EXERCISE DIRECTIONS.
Write out all the lines again, precisely as they stand, but without the images.
++++++++
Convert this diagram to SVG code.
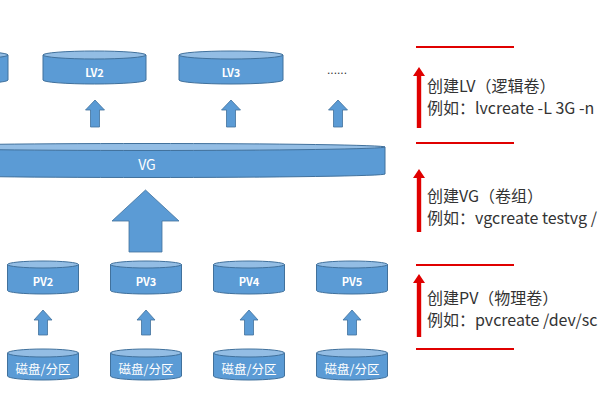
<svg xmlns="http://www.w3.org/2000/svg" width="600" height="400" viewBox="0 0 600 400">
<style>
.body{fill:#5B9BD5;stroke:#41719C;stroke-width:1}
.top{fill:#93BDE4;stroke:#41719C;stroke-width:1}
.arr{fill:#5B9BD5;stroke:#41719C;stroke-width:0.8}
.lbl{fill:#fff;font-family:"Noto Sans CJK SC","Liberation Sans",sans-serif;text-anchor:middle;dominant-baseline:central}
.b{font-weight:bold;font-size:11px}
.red{stroke:#E00000;stroke-width:2}
.redarr{fill:#E00000}
.note{fill:#333;font-family:"Noto Sans CJK SC","Liberation Sans",sans-serif;font-size:16px}
</style>
<rect width="600" height="400" fill="#fff"/>
<g id="connectors">
<polygon class="arr" points="95,100 104.5,110 99.5,110 99.5,127 90.5,127 90.5,110 85.5,110"/>
<polygon class="arr" points="231,100 240.5,110 235.5,110 235.5,127 226.5,127 226.5,110 221.5,110"/>
<polygon class="arr" points="338,100 347.5,110 342.5,110 342.5,127 333.5,127 333.5,110 328.5,110"/>
<polygon class="arr" points="145.5,190 179,221 162,221 162,252 129,252 129,221 112,221"/>
<polygon class="arr" points="43,310 52,320 47.5,320 47.5,335 38.5,335 38.5,320 34,320"/>
<polygon class="arr" points="146,310 155,320 150.5,320 150.5,335 141.5,335 141.5,320 137,320"/>
<polygon class="arr" points="249,310 258,320 253.5,320 253.5,335 244.5,335 244.5,320 240,320"/>
<polygon class="arr" points="352,310 361,320 356.5,320 356.5,335 347.5,335 347.5,320 343,320"/>
</g>
<g id="lv1"><path class="body" d="M-94,55 V80 A51,4 0 0 0 8,80 V55 Z"/><ellipse class="top" cx="-43" cy="55" rx="51" ry="4"/></g>
<g id="lv2"><path class="body" d="M43,55 V80 A51.5,4 0 0 0 146,80 V55 Z"/><ellipse class="top" cx="94.5" cy="55" rx="51.5" ry="4"/><text class="lbl b" x="94.5" y="72">LV2</text></g>
<g id="lv3"><path class="body" d="M179,55 V80 A52,4 0 0 0 283,80 V55 Z"/><ellipse class="top" cx="231" cy="55" rx="52" ry="4"/><text class="lbl b" x="231" y="72">LV3</text></g>
<g id="more"><text x="337" y="74" font-family="Liberation Sans,sans-serif" font-size="12" fill="#333" text-anchor="middle">......</text></g>
<g id="vg"><path class="body" d="M-91,147 V174 A238,3.5 0 0 0 385,174 V147 Z"/><ellipse class="top" cx="147" cy="147" rx="238" ry="3.5"/><text class="lbl" x="147" y="164" font-size="14">VG</text></g>
<g id="pv2"><path class="body" d="M7.5,264.5 V290.5 A35.5,3.5 0 0 0 78.5,290.5 V264.5 Z"/><ellipse class="top" cx="43" cy="264.5" rx="35.5" ry="3.5"/><text class="lbl b" x="43" y="281">PV2</text></g>
<g id="pv3"><path class="body" d="M110.5,264.5 V290.5 A35.5,3.5 0 0 0 181.5,290.5 V264.5 Z"/><ellipse class="top" cx="146" cy="264.5" rx="35.5" ry="3.5"/><text class="lbl b" x="146" y="281">PV3</text></g>
<g id="pv4"><path class="body" d="M213.5,264.5 V290.5 A35.5,3.5 0 0 0 284.5,290.5 V264.5 Z"/><ellipse class="top" cx="249" cy="264.5" rx="35.5" ry="3.5"/><text class="lbl b" x="249" y="281">PV4</text></g>
<g id="pv5"><path class="body" d="M316.5,264.5 V290.5 A35.5,3.5 0 0 0 387.5,290.5 V264.5 Z"/><ellipse class="top" cx="352" cy="264.5" rx="35.5" ry="3.5"/><text class="lbl b" x="352" y="281">PV5</text></g>
<g id="disk1"><path class="body" d="M7.5,353 V376 A35.5,4 0 0 0 78.5,376 V353 Z"/><ellipse class="top" cx="43" cy="353" rx="35.5" ry="4"/><text class="lbl" x="43" y="368" font-size="12.5">磁盘/分区</text></g>
<g id="disk2"><path class="body" d="M110.5,353 V376 A35.5,4 0 0 0 181.5,376 V353 Z"/><ellipse class="top" cx="146" cy="353" rx="35.5" ry="4"/><text class="lbl" x="146" y="368" font-size="12.5">磁盘/分区</text></g>
<g id="disk3"><path class="body" d="M213.5,353 V376 A35.5,4 0 0 0 284.5,376 V353 Z"/><ellipse class="top" cx="249" cy="353" rx="35.5" ry="4"/><text class="lbl" x="249" y="368" font-size="12.5">磁盘/分区</text></g>
<g id="disk4"><path class="body" d="M316.5,353 V376 A35.5,4 0 0 0 387.5,376 V353 Z"/><ellipse class="top" cx="352" cy="353" rx="35.5" ry="4"/><text class="lbl" x="352" y="368" font-size="12.5">磁盘/分区</text></g>
<g id="legend">
<line class="red" x1="416" y1="47" x2="514" y2="47"/>
<line class="red" x1="416" y1="143" x2="514" y2="143"/>
<line class="red" x1="416" y1="265" x2="514" y2="265"/>
<line class="red" x1="416" y1="349" x2="514" y2="349"/>
<polygon class="redarr" points="419,67 425,76 421.2,76 421.2,128 416.8,128 416.8,76 413,76"/>
<polygon class="redarr" points="419,169 425,178 421.2,178 421.2,232 416.8,232 416.8,178 413,178"/>
<polygon class="redarr" points="419,274 425,283 421.2,283 421.2,337 416.8,337 416.8,283 413,283"/>
<text class="note" x="427" y="92">创建LV（逻辑卷）</text>
<text class="note" x="427" y="114">例如：lvcreate -L 3G -n</text>
<text class="note" x="427" y="202">创建VG（卷组）</text>
<text class="note" x="427" y="224">例如：vgcreate testvg /</text>
<text class="note" x="427" y="304">创建PV（物理卷）</text>
<text class="note" x="427" y="326">例如：pvcreate /dev/sc</text>
</g>
</svg>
++++++++
TASK SOLUTION.
Convert this diagram to SVG code.
<svg xmlns="http://www.w3.org/2000/svg" width="600" height="400" viewBox="0 0 600 400">
<style>
.body{fill:#5B9BD5;stroke:#41719C;stroke-width:1}
.top{fill:#93BDE4;stroke:#41719C;stroke-width:1}
.arr{fill:#5B9BD5;stroke:#41719C;stroke-width:0.8}
.lbl{fill:#fff;font-family:"Noto Sans CJK SC","Liberation Sans",sans-serif;text-anchor:middle;dominant-baseline:central}
.b{font-weight:bold;font-size:11px}
.red{stroke:#E00000;stroke-width:2}
.redarr{fill:#E00000}
.note{fill:#333;font-family:"Noto Sans CJK SC","Liberation Sans",sans-serif;font-size:16px}
</style>
<rect width="600" height="400" fill="#fff"/>
<g id="connectors">
<polygon class="arr" points="95,100 104.5,110 99.5,110 99.5,127 90.5,127 90.5,110 85.5,110"/>
<polygon class="arr" points="231,100 240.5,110 235.5,110 235.5,127 226.5,127 226.5,110 221.5,110"/>
<polygon class="arr" points="338,100 347.5,110 342.5,110 342.5,127 333.5,127 333.5,110 328.5,110"/>
<polygon class="arr" points="145.5,190 179,221 162,221 162,252 129,252 129,221 112,221"/>
<polygon class="arr" points="43,310 52,320 47.5,320 47.5,335 38.5,335 38.5,320 34,320"/>
<polygon class="arr" points="146,310 155,320 150.5,320 150.5,335 141.5,335 141.5,320 137,320"/>
<polygon class="arr" points="249,310 258,320 253.5,320 253.5,335 244.5,335 244.5,320 240,320"/>
<polygon class="arr" points="352,310 361,320 356.5,320 356.5,335 347.5,335 347.5,320 343,320"/>
</g>
<g id="lv1"><path class="body" d="M-94,55 V80 A51,4 0 0 0 8,80 V55 Z"/><ellipse class="top" cx="-43" cy="55" rx="51" ry="4"/></g>
<g id="lv2"><path class="body" d="M43,55 V80 A51.5,4 0 0 0 146,80 V55 Z"/><ellipse class="top" cx="94.5" cy="55" rx="51.5" ry="4"/><text class="lbl b" x="94.5" y="72">LV2</text></g>
<g id="lv3"><path class="body" d="M179,55 V80 A52,4 0 0 0 283,80 V55 Z"/><ellipse class="top" cx="231" cy="55" rx="52" ry="4"/><text class="lbl b" x="231" y="72">LV3</text></g>
<g id="more"><text x="337" y="74" font-family="Liberation Sans,sans-serif" font-size="12" fill="#333" text-anchor="middle">......</text></g>
<g id="vg"><path class="body" d="M-91,147 V174 A238,3.5 0 0 0 385,174 V147 Z"/><ellipse class="top" cx="147" cy="147" rx="238" ry="3.5"/><text class="lbl" x="147" y="164" font-size="14">VG</text></g>
<g id="pv2"><path class="body" d="M7.5,264.5 V290.5 A35.5,3.5 0 0 0 78.5,290.5 V264.5 Z"/><ellipse class="top" cx="43" cy="264.5" rx="35.5" ry="3.5"/><text class="lbl b" x="43" y="281">PV2</text></g>
<g id="pv3"><path class="body" d="M110.5,264.5 V290.5 A35.5,3.5 0 0 0 181.5,290.5 V264.5 Z"/><ellipse class="top" cx="146" cy="264.5" rx="35.5" ry="3.5"/><text class="lbl b" x="146" y="281">PV3</text></g>
<g id="pv4"><path class="body" d="M213.5,264.5 V290.5 A35.5,3.5 0 0 0 284.5,290.5 V264.5 Z"/><ellipse class="top" cx="249" cy="264.5" rx="35.5" ry="3.5"/><text class="lbl b" x="249" y="281">PV4</text></g>
<g id="pv5"><path class="body" d="M316.5,264.5 V290.5 A35.5,3.5 0 0 0 387.5,290.5 V264.5 Z"/><ellipse class="top" cx="352" cy="264.5" rx="35.5" ry="3.5"/><text class="lbl b" x="352" y="281">PV5</text></g>
<g id="disk1"><path class="body" d="M7.5,353 V376 A35.5,4 0 0 0 78.5,376 V353 Z"/><ellipse class="top" cx="43" cy="353" rx="35.5" ry="4"/><text class="lbl" x="43" y="368" font-size="12.5">磁盘/分区</text></g>
<g id="disk2"><path class="body" d="M110.5,353 V376 A35.5,4 0 0 0 181.5,376 V353 Z"/><ellipse class="top" cx="146" cy="353" rx="35.5" ry="4"/><text class="lbl" x="146" y="368" font-size="12.5">磁盘/分区</text></g>
<g id="disk3"><path class="body" d="M213.5,353 V376 A35.5,4 0 0 0 284.5,376 V353 Z"/><ellipse class="top" cx="249" cy="353" rx="35.5" ry="4"/><text class="lbl" x="249" y="368" font-size="12.5">磁盘/分区</text></g>
<g id="disk4"><path class="body" d="M316.5,353 V376 A35.5,4 0 0 0 387.5,376 V353 Z"/><ellipse class="top" cx="352" cy="353" rx="35.5" ry="4"/><text class="lbl" x="352" y="368" font-size="12.5">磁盘/分区</text></g>
<g id="legend">
<line class="red" x1="416" y1="47" x2="514" y2="47"/>
<line class="red" x1="416" y1="143" x2="514" y2="143"/>
<line class="red" x1="416" y1="265" x2="514" y2="265"/>
<line class="red" x1="416" y1="349" x2="514" y2="349"/>
<polygon class="redarr" points="419,67 425,76 421.2,76 421.2,128 416.8,128 416.8,76 413,76"/>
<polygon class="redarr" points="419,169 425,178 421.2,178 421.2,232 416.8,232 416.8,178 413,178"/>
<polygon class="redarr" points="419,274 425,283 421.2,283 421.2,337 416.8,337 416.8,283 413,283"/>
<text class="note" x="427" y="92">创建LV（逻辑卷）</text>
<text class="note" x="427" y="114">例如：lvcreate -L 3G -n</text>
<text class="note" x="427" y="202">创建VG（卷组）</text>
<text class="note" x="427" y="224">例如：vgcreate testvg /</text>
<text class="note" x="427" y="304">创建PV（物理卷）</text>
<text class="note" x="427" y="326">例如：pvcreate /dev/sc</text>
</g>
</svg>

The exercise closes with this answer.